AVAILABLE RECORDS start
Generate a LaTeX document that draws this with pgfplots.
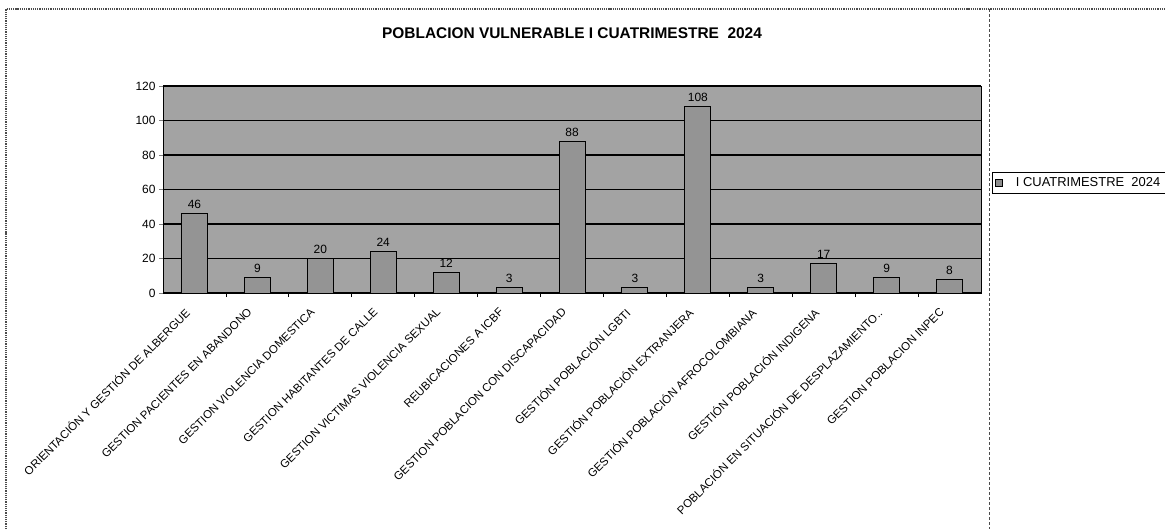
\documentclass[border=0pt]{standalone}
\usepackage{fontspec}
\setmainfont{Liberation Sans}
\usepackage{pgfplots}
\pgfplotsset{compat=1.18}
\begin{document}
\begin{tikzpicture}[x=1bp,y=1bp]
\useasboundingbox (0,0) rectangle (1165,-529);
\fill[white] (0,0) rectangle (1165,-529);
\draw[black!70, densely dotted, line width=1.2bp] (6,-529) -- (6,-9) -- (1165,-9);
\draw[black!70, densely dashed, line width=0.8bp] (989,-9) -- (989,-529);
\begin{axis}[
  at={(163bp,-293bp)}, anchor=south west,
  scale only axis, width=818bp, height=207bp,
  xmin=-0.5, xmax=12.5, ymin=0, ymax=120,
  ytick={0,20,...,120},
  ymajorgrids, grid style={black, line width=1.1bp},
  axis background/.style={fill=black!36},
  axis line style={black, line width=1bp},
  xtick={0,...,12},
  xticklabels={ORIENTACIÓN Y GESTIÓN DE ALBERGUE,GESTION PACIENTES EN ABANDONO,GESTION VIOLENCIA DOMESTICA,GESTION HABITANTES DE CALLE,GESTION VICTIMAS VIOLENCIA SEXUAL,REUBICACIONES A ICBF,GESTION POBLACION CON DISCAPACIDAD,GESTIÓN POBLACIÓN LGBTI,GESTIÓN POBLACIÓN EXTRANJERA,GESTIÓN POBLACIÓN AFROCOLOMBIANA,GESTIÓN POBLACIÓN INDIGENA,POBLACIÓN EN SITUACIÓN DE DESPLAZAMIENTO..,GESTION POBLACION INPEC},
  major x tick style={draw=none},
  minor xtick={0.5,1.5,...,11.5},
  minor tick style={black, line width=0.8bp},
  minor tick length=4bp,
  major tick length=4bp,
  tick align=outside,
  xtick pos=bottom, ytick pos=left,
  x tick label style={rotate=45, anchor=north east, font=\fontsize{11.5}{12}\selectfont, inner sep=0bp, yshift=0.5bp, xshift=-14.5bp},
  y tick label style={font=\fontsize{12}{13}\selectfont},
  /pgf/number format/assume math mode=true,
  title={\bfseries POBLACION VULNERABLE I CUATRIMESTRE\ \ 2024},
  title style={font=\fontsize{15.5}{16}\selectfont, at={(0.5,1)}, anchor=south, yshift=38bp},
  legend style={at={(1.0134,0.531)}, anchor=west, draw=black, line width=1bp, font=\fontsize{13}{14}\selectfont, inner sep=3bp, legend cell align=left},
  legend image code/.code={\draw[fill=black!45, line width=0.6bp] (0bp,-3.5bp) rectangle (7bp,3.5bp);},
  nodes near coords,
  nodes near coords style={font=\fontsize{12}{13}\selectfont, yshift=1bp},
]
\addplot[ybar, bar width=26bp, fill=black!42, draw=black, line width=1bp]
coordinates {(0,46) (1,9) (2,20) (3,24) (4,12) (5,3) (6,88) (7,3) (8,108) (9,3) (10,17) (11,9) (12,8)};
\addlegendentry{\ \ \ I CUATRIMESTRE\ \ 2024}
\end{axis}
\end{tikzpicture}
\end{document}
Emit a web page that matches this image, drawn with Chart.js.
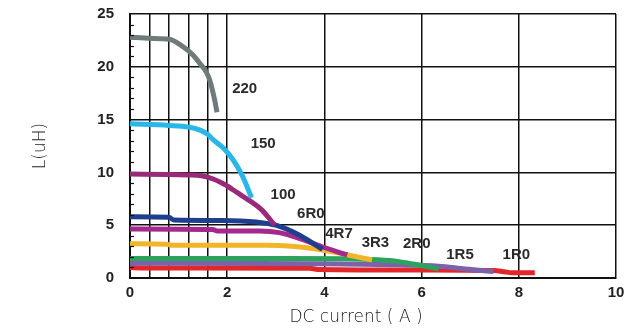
AVAILABLE RECORDS end
AVAILABLE RECORDS start
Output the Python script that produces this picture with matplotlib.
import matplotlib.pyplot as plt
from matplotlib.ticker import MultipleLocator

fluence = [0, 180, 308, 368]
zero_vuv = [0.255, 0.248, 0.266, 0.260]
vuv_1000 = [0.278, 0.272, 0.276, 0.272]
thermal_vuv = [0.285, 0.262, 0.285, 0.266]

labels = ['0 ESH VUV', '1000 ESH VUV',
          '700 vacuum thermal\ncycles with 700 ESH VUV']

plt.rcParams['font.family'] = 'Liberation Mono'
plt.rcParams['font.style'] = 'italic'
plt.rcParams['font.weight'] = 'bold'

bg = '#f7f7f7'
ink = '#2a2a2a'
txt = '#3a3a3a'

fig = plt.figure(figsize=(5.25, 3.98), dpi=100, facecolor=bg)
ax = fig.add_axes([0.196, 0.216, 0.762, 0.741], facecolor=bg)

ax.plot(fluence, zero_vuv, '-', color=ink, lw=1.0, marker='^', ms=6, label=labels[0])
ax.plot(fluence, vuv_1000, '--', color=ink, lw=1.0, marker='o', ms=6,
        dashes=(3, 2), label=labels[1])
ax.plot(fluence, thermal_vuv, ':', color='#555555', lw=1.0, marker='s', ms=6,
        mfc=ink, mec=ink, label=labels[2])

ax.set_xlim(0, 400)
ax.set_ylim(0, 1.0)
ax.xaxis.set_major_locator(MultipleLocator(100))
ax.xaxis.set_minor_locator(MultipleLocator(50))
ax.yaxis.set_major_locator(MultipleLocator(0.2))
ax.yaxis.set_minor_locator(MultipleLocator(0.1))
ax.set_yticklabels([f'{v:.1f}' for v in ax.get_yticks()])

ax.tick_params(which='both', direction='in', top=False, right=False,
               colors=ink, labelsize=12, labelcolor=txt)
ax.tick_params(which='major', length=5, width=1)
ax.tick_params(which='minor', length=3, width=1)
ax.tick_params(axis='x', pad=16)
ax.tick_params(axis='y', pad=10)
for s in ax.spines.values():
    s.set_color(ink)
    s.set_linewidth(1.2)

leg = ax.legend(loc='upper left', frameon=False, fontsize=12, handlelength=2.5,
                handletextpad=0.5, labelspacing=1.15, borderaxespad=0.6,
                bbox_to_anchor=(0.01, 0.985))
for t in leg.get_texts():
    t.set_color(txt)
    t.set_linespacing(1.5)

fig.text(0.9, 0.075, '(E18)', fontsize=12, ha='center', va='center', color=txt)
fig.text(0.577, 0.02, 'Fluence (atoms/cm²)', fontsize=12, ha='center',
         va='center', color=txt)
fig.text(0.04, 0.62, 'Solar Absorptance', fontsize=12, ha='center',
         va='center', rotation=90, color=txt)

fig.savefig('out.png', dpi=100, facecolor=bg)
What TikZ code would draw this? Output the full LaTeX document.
AVAILABLE RECORDS end
CHALLENGE: Extract all lines of the records above that include "image".

WRITTEN SOLUTION:
  legend image code/.code={\draw[fill=black!45, line width=0.6bp] (0bp,-3.5bp) rectangle (7bp,3.5bp);},
Emit a web page that matches this image, drawn with Chart.js.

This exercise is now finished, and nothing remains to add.